There is increasingly a need for performance appraisals of staff and especially managers, directors and CEO's, to include accountabilities relating to corporate responsibility, represented by various converging corporate responsibility concepts including: the 'Triple Bottom Line' ('profit people planet'); corporate social responsibility (CSR); Sustainability; corporate integrity and ethics; Fair Trade, etc. The organisation must decide the extent to which these accountabilities are reflected in job responsibilities, which would then naturally feature accordingly in performance appraisals. More about this aspect of responsibility is in the directors job descriptions section.

Significantly also, while this appraisal outline is necessarily a formal structure this does not mean that the development discussed with the appraisee must be formal and constrained. In fact the opposite applies. Appraisals must address 'whole person' development - not just job skills or the skills required for the next promotion.

Appraisals must not discriminate against anyone on the grounds of age, gender, sexual orientation, race, religion, disability, etc.

The UK Employment Equality (Age) Regulations 2006, (consistent with Europe), effective from 1st October 2006, make it particularly important to avoid any comments, judgements, suggestions, questions or decisions which might be perceived by the appraisee to be based on age. This means people who are young as well as old. Age, along with other characteristics stated above, is not a lawful basis for assessing and managing people, unless proper 'objective justification' can be proven.
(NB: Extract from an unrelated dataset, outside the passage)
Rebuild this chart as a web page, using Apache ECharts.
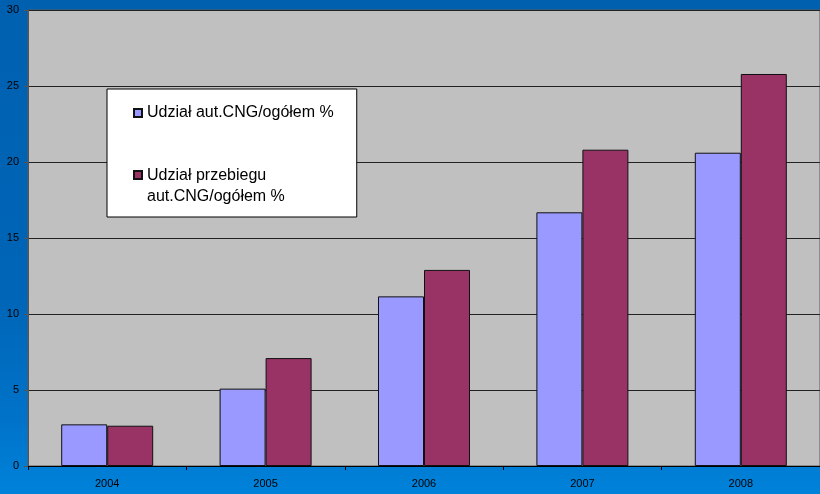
<!DOCTYPE html>
<html>
<head>
<meta charset="utf-8">
<script src="https://cdn.jsdelivr.net/npm/echarts@6/dist/echarts.min.js"></script>
<style>
  html, body { margin: 0; padding: 0; }
  #chart { width: 820px; height: 494px; }
</style>
</head>
<body>
<div id="chart"></div>
<script>
// Years on the category axis
const years = ['2004', '2005', '2006', '2007', '2008'];

// Share of CNG vehicles in the whole fleet, %
const vehicleShare = [2.74, 5.09, 11.16, 16.69, 20.61];

// Share of mileage driven by CNG vehicles, %
const mileageShare = [2.65, 7.1, 12.9, 20.81, 25.79];

// Value axis ticks
const yMin = 0, yMax = 30, yStep = 5;

const seriesNames = ['Udział aut.CNG/ogółem %', 'Udział przebiegu\naut.CNG/ogółem %'];

const FONT = '"Liberation Sans", Arial, sans-serif';

// Legend markers: a square inside a 8x30 box; first entry centred, second one on its first text line
const iconCentered = 'path://M0,0M8,30M0,11h8v8h-8z';
const iconTop = 'path://M0,30M8,0M0,0h8v8h-8z';

const chart = echarts.init(document.getElementById('chart'), null, { renderer: 'canvas' });

chart.setOption({
  animation: false,
  backgroundColor: {
    type: 'linear', x: 0, y: 0, x2: 0, y2: 1,
    colorStops: [
      { offset: 0, color: '#0060b0' },
      { offset: 0.6, color: '#0065b7' },
      { offset: 0.85, color: '#0073c9' },
      { offset: 1, color: '#0082da' }
    ]
  },
  textStyle: { fontFamily: FONT },
  grid: {
    left: 28, top: 10, right: -3, bottom: 28,
    show: true,
    backgroundColor: '#c0c0c0',
    borderColor: '#5a5a5a',
    borderWidth: 1
  },
  legend: {
    orient: 'vertical',
    left: 107, top: 89,
    padding: [8, 23, 10, 26],
    backgroundColor: '#ffffff',
    borderColor: '#000000',
    borderWidth: 1,
    itemWidth: 8,
    itemHeight: 30,
    itemGap: 36,
    selectedMode: false,
    textStyle: { fontFamily: FONT, fontSize: 16, lineHeight: 21, color: '#000' },
    data: [
      { name: seriesNames[0], icon: iconCentered },
      { name: seriesNames[1], icon: iconTop }
    ]
  },
  xAxis: {
    type: 'category',
    data: years,
    boundaryGap: true,
    axisLine: { lineStyle: { color: '#000', width: 1 } },
    axisTick: { show: true, length: 4, lineStyle: { color: '#000' } },
    axisLabel: { color: '#000', fontSize: 11, margin: 12, fontFamily: FONT },
    splitLine: { show: false }
  },
  yAxis: {
    type: 'value',
    min: yMin, max: yMax, interval: yStep,
    axisLine: { show: true, lineStyle: { color: '#555', width: 1 } },
    axisTick: { show: true, length: 4, lineStyle: { color: '#555' } },
    axisLabel: { color: '#000', fontSize: 11, margin: 9, fontFamily: FONT },
    splitLine: { show: true, lineStyle: { color: '#222', width: 1 } }
  },
  series: [
    {
      name: seriesNames[0],
      type: 'bar',
      data: vehicleShare,
      barWidth: 46,
      barGap: '0%',
      itemStyle: { color: '#9999ff', borderColor: '#111', borderWidth: 1 }
    },
    {
      name: seriesNames[1],
      type: 'bar',
      data: mileageShare,
      barWidth: 46,
      barGap: '0%',
      itemStyle: { color: '#993366', borderColor: '#111', borderWidth: 1 }
    }
  ]
});
</script>
</body>
</html>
See the Age Diversity information.

When designing or planning and conducting appraisals, seek to help the 'whole-person' to grow in whatever direction they want, not just to identify obviously relevant work skills training. Increasingly, the best employers recognise that growing the 'whole person' promotes positive attitudes, advancement, motivation, and also develops lots of new skills that can be surprisingly relevant to working productively and effectively in any sort of organisation.

Developing the whole-person is also an important aspect of modern corporate responsibility, and separately (if you needed a purely business-driven incentive for adopting these principles), whole-person development is a crucial advantage in the employment market, in which all employers compete to attract the best recruits, and to retain the best staff.

Therefore in appraisals, be creative and imaginative in discussing, discovering and agreeing 'whole-person' development that people will respond to, beyond the usual job skill-set, and incorporate this sort of development into the appraisal process. Abraham Maslow recognised this over fifty years ago.

If you are an employee and your employer has yet to embrace or even acknowledge these concepts, do them a favour at your own appraisal and suggest they look at these ideas, or maybe mention it at your exit interview prior to joining a better employer who cares about the people, not just the work.

Incidentally the Multiple Intelligences test and VAK Learning Styles test are extremely useful tools for appraisals, before or after, to help people understand their natural potential and strengths and to help managers understand this about their people too. There are a lot of people out there who are in jobs which don't allow them to use and develop their greatest strengths; so the more we can help folk understand their own special potential, and find roles that really fit well, the happier we shall all be.